GIVEN RECORDS ▸
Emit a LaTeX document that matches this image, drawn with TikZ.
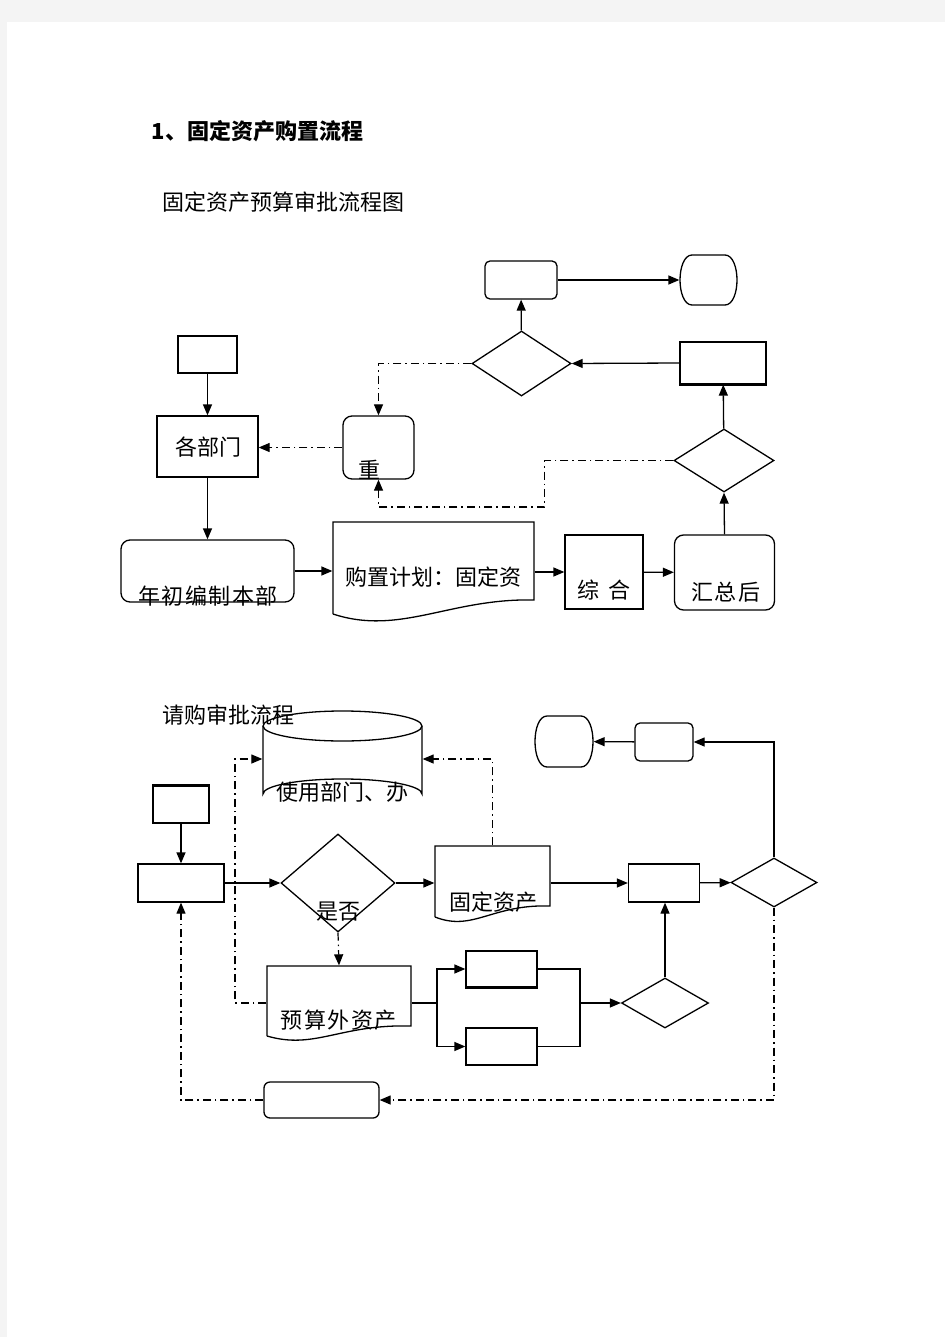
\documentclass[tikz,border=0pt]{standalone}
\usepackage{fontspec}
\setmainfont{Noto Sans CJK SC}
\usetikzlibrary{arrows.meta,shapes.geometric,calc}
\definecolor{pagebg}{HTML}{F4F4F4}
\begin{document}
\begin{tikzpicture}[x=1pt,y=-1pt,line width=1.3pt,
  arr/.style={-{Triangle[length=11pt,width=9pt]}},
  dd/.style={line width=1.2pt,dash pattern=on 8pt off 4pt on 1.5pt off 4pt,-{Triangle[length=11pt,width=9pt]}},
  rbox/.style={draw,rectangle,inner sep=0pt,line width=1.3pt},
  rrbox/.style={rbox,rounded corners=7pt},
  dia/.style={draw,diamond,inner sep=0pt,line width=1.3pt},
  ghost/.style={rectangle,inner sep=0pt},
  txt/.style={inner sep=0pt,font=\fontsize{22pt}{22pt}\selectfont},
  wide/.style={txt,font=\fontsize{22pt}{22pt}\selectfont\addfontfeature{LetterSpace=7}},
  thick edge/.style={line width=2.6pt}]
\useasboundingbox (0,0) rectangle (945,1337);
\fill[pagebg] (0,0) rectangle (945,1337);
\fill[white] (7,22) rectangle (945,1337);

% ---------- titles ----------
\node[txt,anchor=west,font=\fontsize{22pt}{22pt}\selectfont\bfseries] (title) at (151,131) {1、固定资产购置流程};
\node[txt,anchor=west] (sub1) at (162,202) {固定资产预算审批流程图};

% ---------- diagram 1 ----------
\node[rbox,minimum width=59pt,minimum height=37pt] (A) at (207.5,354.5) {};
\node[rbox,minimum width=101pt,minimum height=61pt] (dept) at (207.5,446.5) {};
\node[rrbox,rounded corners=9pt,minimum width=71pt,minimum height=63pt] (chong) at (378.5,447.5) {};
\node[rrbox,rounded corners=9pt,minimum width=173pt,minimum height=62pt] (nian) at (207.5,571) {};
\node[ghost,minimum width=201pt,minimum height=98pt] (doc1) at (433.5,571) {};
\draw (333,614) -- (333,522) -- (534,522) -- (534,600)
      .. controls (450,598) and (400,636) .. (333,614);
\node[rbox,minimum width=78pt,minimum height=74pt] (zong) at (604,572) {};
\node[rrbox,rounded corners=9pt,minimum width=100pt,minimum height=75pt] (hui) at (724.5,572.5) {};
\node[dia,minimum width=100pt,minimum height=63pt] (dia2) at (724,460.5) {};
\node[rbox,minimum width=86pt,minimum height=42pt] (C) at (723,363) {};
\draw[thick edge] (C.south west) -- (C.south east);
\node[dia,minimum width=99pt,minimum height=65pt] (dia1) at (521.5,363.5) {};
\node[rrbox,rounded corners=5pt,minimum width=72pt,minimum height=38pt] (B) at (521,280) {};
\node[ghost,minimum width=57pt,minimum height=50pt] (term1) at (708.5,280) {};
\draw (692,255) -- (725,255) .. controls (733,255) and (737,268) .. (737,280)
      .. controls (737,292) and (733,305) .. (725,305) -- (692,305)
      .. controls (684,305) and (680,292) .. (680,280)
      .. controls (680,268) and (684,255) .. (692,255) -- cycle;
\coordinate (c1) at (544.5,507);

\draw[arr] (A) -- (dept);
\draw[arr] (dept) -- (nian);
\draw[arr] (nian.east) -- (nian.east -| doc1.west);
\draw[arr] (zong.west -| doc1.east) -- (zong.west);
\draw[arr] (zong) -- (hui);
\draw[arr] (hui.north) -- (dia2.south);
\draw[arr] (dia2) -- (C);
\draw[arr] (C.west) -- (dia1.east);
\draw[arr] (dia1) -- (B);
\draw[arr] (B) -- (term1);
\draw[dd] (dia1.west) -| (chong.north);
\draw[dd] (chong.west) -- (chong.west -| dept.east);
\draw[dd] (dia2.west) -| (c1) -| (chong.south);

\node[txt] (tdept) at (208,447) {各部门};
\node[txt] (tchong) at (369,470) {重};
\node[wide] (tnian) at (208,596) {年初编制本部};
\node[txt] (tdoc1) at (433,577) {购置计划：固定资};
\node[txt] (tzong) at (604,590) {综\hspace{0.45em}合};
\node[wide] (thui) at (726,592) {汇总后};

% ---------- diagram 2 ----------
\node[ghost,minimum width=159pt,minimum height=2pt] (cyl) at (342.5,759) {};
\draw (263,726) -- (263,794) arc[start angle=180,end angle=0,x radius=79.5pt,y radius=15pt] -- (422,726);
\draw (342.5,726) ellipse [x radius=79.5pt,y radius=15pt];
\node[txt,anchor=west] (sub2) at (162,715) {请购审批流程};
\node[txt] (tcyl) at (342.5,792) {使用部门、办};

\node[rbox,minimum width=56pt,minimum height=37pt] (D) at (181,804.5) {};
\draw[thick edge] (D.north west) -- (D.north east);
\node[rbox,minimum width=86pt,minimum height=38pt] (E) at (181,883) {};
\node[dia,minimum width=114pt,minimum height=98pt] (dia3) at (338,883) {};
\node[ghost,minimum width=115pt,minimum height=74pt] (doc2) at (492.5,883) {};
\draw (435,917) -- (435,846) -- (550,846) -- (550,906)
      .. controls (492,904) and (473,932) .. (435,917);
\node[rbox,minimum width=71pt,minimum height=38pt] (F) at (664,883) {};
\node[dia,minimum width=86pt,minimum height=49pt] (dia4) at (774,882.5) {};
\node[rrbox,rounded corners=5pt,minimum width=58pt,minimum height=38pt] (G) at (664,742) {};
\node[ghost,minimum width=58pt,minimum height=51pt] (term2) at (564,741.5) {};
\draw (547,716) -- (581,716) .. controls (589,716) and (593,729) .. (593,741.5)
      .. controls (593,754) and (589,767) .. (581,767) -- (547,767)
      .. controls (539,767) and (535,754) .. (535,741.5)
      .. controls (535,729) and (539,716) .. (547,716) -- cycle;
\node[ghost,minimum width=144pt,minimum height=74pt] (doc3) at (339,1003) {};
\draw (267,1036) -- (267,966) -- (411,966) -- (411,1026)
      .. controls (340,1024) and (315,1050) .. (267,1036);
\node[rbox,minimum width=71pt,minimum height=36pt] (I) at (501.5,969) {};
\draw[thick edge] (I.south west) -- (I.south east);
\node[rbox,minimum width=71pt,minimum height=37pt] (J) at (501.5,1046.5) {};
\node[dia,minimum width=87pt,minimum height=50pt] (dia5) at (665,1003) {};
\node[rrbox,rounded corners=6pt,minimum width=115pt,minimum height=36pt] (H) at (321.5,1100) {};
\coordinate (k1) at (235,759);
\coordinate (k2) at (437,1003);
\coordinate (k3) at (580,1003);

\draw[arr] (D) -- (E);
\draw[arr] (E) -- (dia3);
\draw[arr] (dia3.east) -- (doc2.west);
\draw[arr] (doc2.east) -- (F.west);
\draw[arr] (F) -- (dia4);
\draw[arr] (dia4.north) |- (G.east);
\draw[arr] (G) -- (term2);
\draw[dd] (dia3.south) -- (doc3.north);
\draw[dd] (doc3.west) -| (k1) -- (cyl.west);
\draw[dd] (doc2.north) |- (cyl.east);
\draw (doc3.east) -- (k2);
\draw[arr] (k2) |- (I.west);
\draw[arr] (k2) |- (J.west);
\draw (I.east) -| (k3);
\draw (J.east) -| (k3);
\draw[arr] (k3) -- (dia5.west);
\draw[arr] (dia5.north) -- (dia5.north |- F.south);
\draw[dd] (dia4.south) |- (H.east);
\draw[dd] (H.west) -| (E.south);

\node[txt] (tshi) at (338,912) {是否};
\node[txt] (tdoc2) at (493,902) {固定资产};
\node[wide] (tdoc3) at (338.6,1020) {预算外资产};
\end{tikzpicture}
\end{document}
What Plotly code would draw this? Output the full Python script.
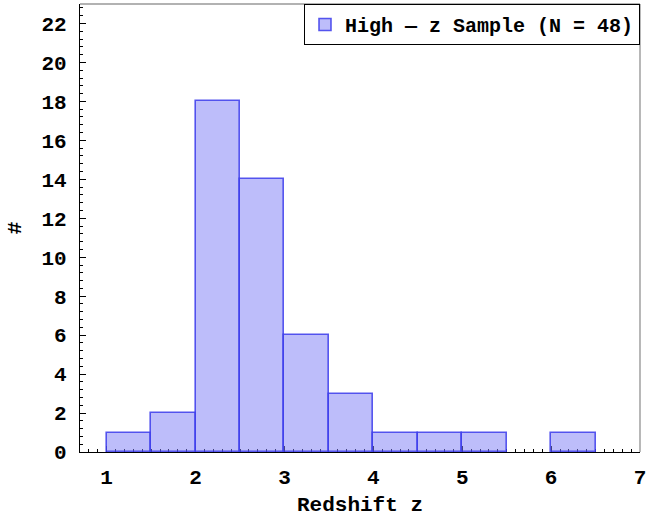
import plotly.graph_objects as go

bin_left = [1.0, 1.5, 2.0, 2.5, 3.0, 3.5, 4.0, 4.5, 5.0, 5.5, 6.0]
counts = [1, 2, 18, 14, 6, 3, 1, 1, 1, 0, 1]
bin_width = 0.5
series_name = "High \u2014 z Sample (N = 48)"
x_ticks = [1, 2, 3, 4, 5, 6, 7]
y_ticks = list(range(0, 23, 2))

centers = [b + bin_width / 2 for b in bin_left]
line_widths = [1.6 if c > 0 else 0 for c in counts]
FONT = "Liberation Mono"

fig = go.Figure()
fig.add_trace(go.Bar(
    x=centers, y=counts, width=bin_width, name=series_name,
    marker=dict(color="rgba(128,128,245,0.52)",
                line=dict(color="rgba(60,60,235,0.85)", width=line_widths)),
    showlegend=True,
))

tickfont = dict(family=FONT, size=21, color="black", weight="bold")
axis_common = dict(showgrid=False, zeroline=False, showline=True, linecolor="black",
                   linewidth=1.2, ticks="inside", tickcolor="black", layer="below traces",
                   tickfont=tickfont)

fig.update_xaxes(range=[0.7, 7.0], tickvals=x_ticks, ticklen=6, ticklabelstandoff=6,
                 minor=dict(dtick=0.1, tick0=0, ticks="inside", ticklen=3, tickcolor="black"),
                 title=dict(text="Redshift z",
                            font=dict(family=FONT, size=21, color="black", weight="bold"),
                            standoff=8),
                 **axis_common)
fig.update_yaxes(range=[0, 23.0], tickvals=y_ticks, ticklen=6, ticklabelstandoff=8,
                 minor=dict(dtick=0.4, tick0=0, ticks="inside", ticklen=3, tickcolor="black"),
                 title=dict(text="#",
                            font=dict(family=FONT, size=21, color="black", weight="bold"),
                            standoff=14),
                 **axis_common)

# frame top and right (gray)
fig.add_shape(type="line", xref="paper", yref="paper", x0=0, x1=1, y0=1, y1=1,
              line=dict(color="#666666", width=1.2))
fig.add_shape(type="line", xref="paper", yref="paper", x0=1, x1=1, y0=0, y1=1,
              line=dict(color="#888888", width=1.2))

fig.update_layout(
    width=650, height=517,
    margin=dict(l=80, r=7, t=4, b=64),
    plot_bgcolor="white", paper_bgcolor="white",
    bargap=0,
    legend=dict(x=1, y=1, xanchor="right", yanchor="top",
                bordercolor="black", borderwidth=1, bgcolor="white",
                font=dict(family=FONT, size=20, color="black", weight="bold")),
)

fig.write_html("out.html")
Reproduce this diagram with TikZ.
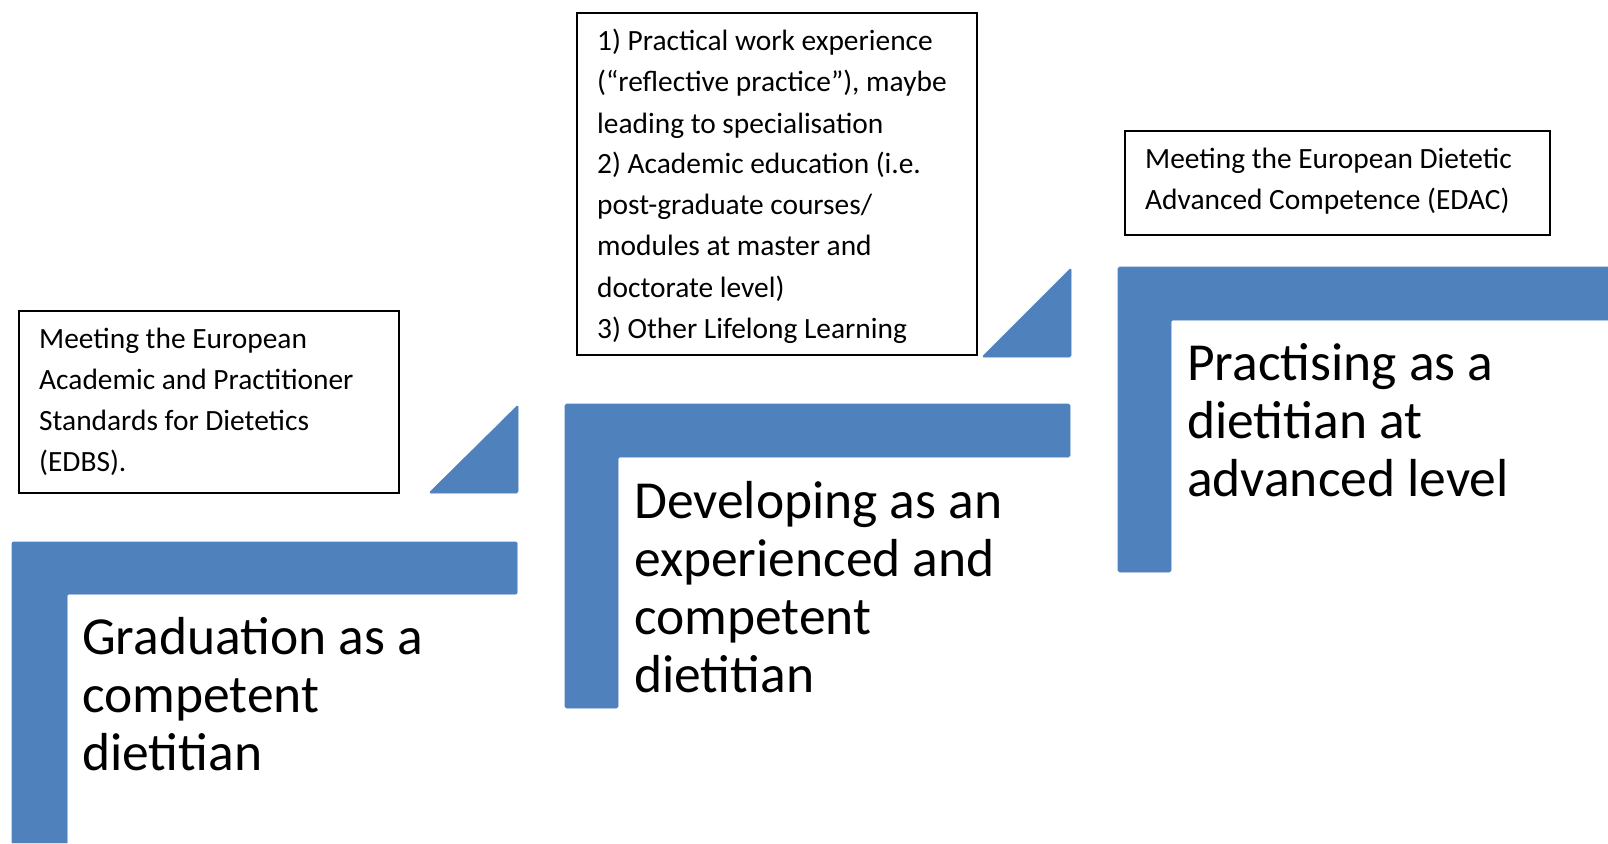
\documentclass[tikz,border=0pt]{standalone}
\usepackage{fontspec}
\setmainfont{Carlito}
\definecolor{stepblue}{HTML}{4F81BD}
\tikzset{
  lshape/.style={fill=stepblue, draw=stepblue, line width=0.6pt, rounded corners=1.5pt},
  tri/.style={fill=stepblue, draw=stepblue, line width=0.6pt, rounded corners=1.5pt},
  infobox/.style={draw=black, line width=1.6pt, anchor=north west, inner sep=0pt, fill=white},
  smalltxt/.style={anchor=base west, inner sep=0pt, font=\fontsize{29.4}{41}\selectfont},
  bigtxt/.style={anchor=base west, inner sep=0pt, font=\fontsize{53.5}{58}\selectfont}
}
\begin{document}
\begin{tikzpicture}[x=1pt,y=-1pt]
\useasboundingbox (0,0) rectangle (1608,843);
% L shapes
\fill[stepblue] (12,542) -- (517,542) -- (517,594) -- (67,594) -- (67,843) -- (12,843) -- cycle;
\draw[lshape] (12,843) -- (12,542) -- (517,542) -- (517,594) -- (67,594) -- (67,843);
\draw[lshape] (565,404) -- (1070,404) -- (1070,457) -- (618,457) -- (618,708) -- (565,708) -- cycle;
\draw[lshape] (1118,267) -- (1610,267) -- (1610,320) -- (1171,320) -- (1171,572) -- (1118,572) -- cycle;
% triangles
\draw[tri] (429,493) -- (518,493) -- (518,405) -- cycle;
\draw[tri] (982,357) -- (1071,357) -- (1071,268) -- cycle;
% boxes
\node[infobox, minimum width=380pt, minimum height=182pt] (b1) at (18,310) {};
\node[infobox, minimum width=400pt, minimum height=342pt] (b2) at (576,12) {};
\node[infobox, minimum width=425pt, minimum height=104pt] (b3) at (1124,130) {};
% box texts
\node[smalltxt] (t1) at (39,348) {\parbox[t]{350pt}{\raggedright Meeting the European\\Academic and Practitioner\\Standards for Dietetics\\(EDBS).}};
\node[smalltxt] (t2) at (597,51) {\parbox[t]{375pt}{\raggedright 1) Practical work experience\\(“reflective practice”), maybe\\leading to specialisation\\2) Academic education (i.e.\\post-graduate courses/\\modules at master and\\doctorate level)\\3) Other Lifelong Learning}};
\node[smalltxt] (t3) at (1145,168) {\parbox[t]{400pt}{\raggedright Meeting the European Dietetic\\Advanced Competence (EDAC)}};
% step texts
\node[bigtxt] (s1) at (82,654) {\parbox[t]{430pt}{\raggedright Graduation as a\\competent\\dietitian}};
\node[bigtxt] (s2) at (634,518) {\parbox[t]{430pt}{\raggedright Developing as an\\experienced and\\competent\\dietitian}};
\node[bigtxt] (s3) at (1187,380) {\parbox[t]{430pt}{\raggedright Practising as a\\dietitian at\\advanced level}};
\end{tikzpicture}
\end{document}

EXERCISE INSTRUCTIONS ▸
Restate the lines of the records exactly, starting at the first and stopping after the line with "(7,22) rectangle (945,1337);". Leave out any picture.

REPLY ▸
Emit a LaTeX document that matches this image, drawn with TikZ.
\documentclass[tikz,border=0pt]{standalone}
\usepackage{fontspec}
\setmainfont{Noto Sans CJK SC}
\usetikzlibrary{arrows.meta,shapes.geometric,calc}
\definecolor{pagebg}{HTML}{F4F4F4}
\begin{document}
\begin{tikzpicture}[x=1pt,y=-1pt,line width=1.3pt,
  arr/.style={-{Triangle[length=11pt,width=9pt]}},
  dd/.style={line width=1.2pt,dash pattern=on 8pt off 4pt on 1.5pt off 4pt,-{Triangle[length=11pt,width=9pt]}},
  rbox/.style={draw,rectangle,inner sep=0pt,line width=1.3pt},
  rrbox/.style={rbox,rounded corners=7pt},
  dia/.style={draw,diamond,inner sep=0pt,line width=1.3pt},
  ghost/.style={rectangle,inner sep=0pt},
  txt/.style={inner sep=0pt,font=\fontsize{22pt}{22pt}\selectfont},
  wide/.style={txt,font=\fontsize{22pt}{22pt}\selectfont\addfontfeature{LetterSpace=7}},
  thick edge/.style={line width=2.6pt}]
\useasboundingbox (0,0) rectangle (945,1337);
\fill[pagebg] (0,0) rectangle (945,1337);
\fill[white] (7,22) rectangle (945,1337);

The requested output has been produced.